I will be setting up a Mesos cluster to run single-use docker jobs, e.g. long rapidminer computations. Of course I want to get the result of the computation, so I think I should use Docker volumes for that.
Now, when I send a docker job to a cluster, specifying the volume for example in a JSON job file for Marathon or Chronos, where does the result of my computation land?
I am guessing that it is put into the respective directory on the slave node, but do I really have to go into the Mesos interface, look up which node executed my job, ssh into that node and copy my resulting file out? This seems very counterintuitive to the whole idea of Mesos of abstracting from single computers.
What would be the elegant solution for this scenario?
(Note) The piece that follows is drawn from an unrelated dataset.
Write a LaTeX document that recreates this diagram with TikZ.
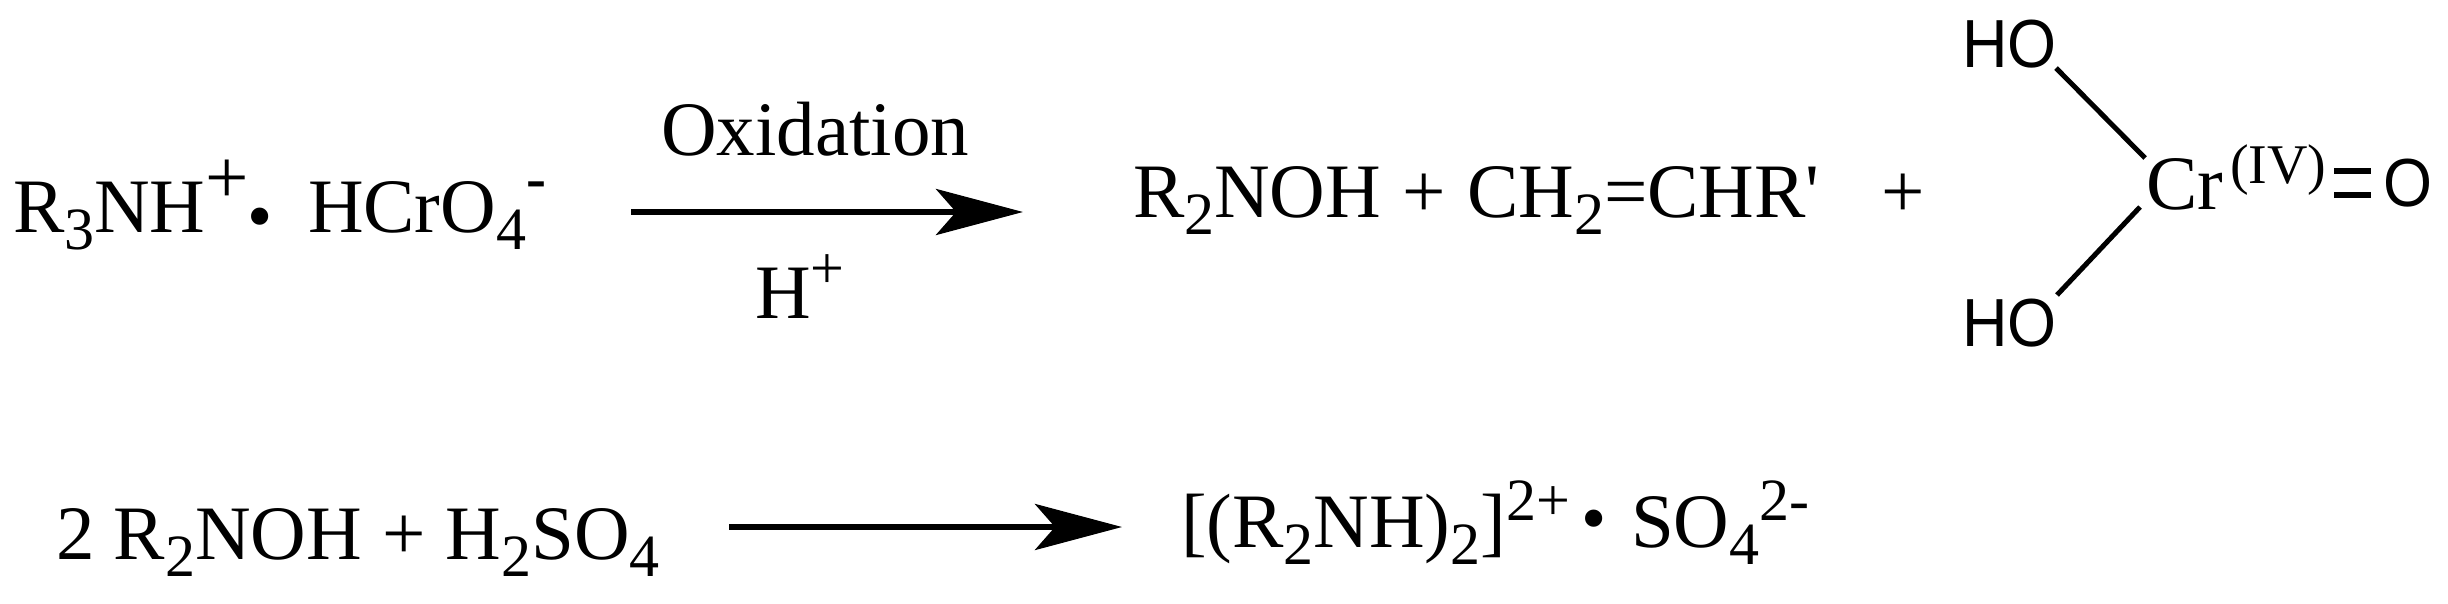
\documentclass[tikz,border=0pt]{standalone}
\usepackage{fontspec}
\setmainfont{Liberation Serif}
\newfontfamily\hosans{Liberation Sans}
\newfontfamily\rawserif{Liberation Serif}
\usetikzlibrary{arrows.meta}
\newcommand\fsz[1]{\fontsize{#1}{#1}\selectfont}
\newcommand\sbs[1]{\raisebox{-17pt}{\fsz{60}#1}}
\newcommand\spl[1]{\raisebox{29pt}{\fsz{77}#1}}
\newcommand\sps[1]{\raisebox{27pt}{\fsz{60}#1}}
\newcommand\sph[1]{\raisebox{35pt}{\fsz{60}\bfseries #1}}
\tikzset{
  chem/.style={inner sep=0pt,outer sep=0pt,anchor=base west,font=\fsz{77}},
  sanslab/.style={inner sep=0pt,outer sep=0pt,anchor=base west,font=\hosans\fsz{63}},
  dotlab/.style={inner sep=0pt,outer sep=0pt,anchor=base,font=\fsz{72}},
  rxn/.style={line width=6pt,-{Stealth[length=87pt,width=46pt,inset=20pt]}},
  bond/.style={line width=5pt},
  dbl/.style={line width=6pt}
}
\begin{document}
\begin{tikzpicture}[x=1pt,y=-1pt]
\useasboundingbox (0,0) rectangle (2448,604);
% first row, left
\node[chem] (r1) at (13,233) {R\sbs{3}NH\spl{+}};
\node[dotlab] (d1) at (260,240) {•};
\node[chem] (r2) at (308,233) {HCrO\sbs{4}\sph{-}};
\node[chem] (ox) at (661,156) {Oxidation};
\node[chem] (hp) at (755,318) {H\raisebox{30pt}{\fsz{60}+}};
\coordinate (a1s) at (631,212);
\coordinate (a1e) at (1023,212);
\draw[rxn] (a1s) -- (a1e);
% first row, right
\node[chem] (p1) at (1133,218) {R\sbs{2}NOH\hspace{2pt} + \hspace{2pt}CH\sbs{2}=CHR{\rawserif '}};
\node[chem] (pl) at (1881,218) {+};
% chromium species
\node[sanslab] (ho1) at (1962,68) {\scalebox{1}[1.08]{HO}};
\node[sanslab] (ho2) at (1962,346) {\scalebox{1}[1.08]{HO}};
\node[chem] (cr) at (2146,209) {Cr};
\node[inner sep=0pt,outer sep=0pt,anchor=base west,font=\fsz{56}] (iv) at (2230,184) {(IV)};
\node[sanslab] (oo) at (2383,207) {\scalebox{1}[1.08]{O}};
\coordinate (b1) at (2056,68);
\coordinate (b2) at (2145,158);
\coordinate (b3) at (2140,207);
\coordinate (b4) at (2057,295);
\draw[bond] (b1) -- (b2);
\draw[bond] (b3) -- (b4);
\coordinate (c1) at (2334,171);
\coordinate (c2) at (2371,171);
\coordinate (c3) at (2334,195);
\coordinate (c4) at (2371,195);
\draw[dbl] (c1) -- (c2);
\draw[dbl] (c3) -- (c4);
% second row
\node[chem] (q1) at (56,559) {2 R\sbs{2}NOH\hspace{1pt} + \hspace{1pt}H\sbs{2}SO\sbs{4}};
\coordinate (a2s) at (729,527);
\coordinate (a2e) at (1122,527);
\draw[rxn] (a2s) -- (a2e);
\node[chem] (q2) at (1181,547) {[(R\sbs{2}NH)\sbs{2}]\sps{2+}};
\node[dotlab] (d2) at (1594,542) {•};
\node[chem] (q3) at (1631,547) {SO\sbs{4}\sps{2-}};
\end{tikzpicture}
\end{document}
I am very new to cluster management, so the only good solution I could think of was a distributed filesystem, although I don't know if this would be supported in the jobfile of Marathon or Chronos.
The other answers from rukletsov and js84 are both good options, but I'd like to point out an easy alternative. When using Mesos' Docker containerizer, the task sandbox is mounted as a volume in $MESOS_SANDBOX, by default
/mnt/mesos/sandbox/
inside the container, so you could store your results there or just write to stdout/stderr which is also redirected there. No need to create your own volume.Then you could use the mesos-cli to
mesos tail --follow task-id file
ormesos cat task-id file [file]
It is safe to say that Mesos assumes that all your final data is stored somewhere when you task finishes, and it's your, or if you want, your task's or your framework's responsibility to ensure this. If you want to persist intermediate results, or share results between tasks, you can look at persistent volumes, which are currently under development and will—hopefully—land in the next Mesos release. Be advised, that they are considered part of node resources and are not replicated, hence will be lost in case of node failure.
As an alternative to distributed file system, you can modify your task so that it sends the result of the computation to a certain storage, e.g. a database, a ftp server, etc.
there is ongoing work to support distributed file systems better in mesos. As of right now one potential solution could be to use hdfs and write your output there.
Hope this helps!